[START Data lines]
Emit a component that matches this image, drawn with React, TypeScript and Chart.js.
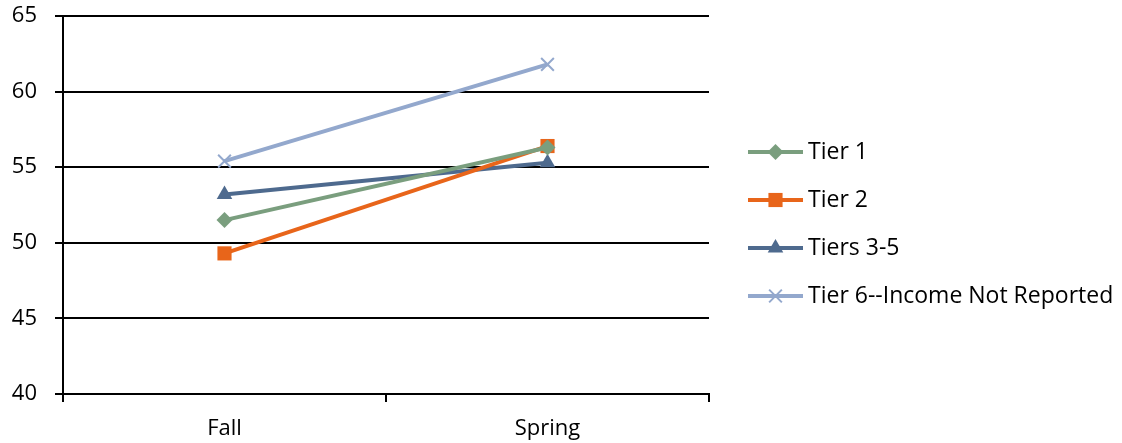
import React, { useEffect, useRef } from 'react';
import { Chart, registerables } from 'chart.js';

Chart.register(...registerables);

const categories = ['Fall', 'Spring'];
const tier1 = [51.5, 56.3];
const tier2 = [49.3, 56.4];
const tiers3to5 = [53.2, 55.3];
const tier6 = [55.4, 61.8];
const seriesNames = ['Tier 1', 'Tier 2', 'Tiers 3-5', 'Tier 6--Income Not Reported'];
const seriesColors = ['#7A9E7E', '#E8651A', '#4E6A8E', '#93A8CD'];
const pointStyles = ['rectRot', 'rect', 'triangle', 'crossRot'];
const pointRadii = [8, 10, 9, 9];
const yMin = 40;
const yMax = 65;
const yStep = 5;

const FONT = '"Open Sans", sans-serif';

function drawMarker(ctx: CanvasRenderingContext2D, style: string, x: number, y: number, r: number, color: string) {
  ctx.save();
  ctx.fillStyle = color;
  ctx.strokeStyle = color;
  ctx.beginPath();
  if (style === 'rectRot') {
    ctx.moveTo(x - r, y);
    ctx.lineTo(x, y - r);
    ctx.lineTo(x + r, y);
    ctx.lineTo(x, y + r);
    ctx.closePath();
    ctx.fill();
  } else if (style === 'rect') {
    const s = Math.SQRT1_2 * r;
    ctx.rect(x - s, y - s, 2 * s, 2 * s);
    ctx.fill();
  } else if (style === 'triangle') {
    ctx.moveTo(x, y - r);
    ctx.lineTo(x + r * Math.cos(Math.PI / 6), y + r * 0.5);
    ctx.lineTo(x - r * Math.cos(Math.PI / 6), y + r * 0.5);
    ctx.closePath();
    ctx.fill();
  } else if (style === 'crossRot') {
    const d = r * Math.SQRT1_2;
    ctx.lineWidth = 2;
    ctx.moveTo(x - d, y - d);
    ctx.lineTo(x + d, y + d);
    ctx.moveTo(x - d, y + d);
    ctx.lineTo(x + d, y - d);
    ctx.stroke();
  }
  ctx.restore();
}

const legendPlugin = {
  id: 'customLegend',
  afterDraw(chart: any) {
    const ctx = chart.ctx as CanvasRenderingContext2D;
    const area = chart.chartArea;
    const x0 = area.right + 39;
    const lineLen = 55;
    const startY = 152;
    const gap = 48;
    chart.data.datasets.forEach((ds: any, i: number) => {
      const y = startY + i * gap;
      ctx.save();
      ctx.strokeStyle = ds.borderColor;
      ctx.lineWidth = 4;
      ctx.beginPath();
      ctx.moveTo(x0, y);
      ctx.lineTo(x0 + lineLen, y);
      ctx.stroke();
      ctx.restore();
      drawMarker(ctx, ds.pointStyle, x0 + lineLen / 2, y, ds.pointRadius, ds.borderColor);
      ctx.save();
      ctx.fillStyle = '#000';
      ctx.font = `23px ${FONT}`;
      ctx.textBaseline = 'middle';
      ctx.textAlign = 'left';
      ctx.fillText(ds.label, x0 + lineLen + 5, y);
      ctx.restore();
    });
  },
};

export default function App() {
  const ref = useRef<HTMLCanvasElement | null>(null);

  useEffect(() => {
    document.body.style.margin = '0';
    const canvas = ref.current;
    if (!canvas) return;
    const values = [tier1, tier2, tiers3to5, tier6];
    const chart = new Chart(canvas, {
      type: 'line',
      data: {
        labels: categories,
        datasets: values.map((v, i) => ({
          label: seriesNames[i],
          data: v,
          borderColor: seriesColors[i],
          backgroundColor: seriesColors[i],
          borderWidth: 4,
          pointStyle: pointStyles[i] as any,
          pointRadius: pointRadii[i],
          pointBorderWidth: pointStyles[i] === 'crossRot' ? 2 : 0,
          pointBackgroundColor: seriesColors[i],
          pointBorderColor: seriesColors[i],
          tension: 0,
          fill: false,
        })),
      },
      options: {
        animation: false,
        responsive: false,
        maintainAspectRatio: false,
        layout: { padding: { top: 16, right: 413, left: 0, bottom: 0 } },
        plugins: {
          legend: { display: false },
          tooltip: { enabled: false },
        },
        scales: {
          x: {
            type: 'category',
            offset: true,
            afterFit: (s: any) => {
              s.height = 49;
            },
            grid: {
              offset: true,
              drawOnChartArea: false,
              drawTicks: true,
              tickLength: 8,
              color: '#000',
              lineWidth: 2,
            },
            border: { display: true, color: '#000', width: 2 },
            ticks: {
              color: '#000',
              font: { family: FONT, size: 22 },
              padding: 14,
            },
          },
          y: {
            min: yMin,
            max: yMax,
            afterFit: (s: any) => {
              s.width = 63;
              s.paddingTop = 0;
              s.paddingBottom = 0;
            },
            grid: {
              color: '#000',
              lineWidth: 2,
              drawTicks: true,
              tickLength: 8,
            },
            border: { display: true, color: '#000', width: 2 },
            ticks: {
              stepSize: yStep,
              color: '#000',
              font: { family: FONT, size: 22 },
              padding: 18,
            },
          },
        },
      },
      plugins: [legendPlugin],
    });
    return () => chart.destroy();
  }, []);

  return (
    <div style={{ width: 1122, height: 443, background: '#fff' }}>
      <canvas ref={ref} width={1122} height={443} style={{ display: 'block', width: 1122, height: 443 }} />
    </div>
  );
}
[END Data lines]
[START Data lines]
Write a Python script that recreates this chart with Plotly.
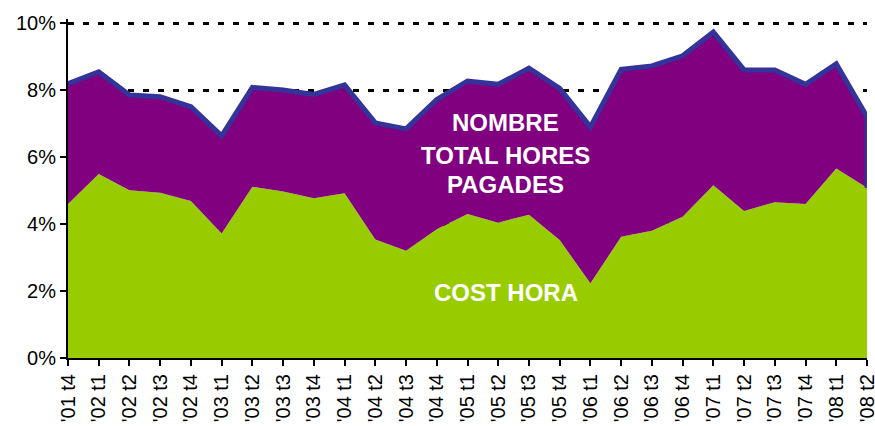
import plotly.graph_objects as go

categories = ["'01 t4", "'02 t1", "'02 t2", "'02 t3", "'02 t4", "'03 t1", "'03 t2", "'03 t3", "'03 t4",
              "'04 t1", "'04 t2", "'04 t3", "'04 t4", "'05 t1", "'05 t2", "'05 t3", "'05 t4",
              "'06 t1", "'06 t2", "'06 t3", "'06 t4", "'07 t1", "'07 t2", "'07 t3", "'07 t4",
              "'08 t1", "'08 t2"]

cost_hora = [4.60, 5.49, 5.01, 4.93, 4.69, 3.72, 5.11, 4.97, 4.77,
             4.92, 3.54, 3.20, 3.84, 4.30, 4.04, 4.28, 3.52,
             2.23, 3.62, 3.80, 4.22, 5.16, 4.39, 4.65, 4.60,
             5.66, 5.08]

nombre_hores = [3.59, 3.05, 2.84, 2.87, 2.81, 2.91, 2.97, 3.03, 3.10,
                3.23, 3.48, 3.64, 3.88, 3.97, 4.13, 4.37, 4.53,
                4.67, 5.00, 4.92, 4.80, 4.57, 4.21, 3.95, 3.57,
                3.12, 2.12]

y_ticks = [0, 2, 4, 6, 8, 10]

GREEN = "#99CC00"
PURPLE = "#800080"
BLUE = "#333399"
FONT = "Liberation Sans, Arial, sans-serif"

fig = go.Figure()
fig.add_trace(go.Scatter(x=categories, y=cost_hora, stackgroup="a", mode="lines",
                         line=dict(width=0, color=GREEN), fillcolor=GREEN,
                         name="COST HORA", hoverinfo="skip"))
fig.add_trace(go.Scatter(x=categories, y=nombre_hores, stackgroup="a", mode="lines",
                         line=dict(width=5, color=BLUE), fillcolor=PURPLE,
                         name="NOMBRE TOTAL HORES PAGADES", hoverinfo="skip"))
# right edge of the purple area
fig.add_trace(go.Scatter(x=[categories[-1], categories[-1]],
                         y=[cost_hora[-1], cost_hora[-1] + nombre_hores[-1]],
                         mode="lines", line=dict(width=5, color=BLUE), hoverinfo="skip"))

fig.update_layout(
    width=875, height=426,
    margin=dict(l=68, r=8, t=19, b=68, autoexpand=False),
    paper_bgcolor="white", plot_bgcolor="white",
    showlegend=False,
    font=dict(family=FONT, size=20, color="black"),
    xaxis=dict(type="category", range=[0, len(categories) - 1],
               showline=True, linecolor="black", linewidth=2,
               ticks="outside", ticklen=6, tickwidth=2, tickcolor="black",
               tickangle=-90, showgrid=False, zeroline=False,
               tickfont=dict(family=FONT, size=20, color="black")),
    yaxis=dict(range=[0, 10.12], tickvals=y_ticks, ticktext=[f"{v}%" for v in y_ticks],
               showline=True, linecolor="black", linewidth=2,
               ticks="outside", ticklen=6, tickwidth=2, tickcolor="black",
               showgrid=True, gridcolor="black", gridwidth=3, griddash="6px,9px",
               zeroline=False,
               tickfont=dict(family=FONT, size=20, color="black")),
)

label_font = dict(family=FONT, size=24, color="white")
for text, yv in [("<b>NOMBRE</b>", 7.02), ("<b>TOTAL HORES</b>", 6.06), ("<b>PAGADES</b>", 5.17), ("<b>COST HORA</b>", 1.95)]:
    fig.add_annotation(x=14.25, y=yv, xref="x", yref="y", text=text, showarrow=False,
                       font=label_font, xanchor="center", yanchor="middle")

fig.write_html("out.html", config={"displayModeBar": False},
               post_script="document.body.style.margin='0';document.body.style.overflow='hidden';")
[END Data lines]
Required work
Retype, word for word, only the lines from the one containing "Emit a component" through the one containing "Chart.register(...registerables);", both included, and leave out any pictures.

Answer for this exercise
Emit a component that matches this image, drawn with React, TypeScript and Chart.js.
import React, { useEffect, useRef } from 'react';
import { Chart, registerables } from 'chart.js';

Chart.register(...registerables);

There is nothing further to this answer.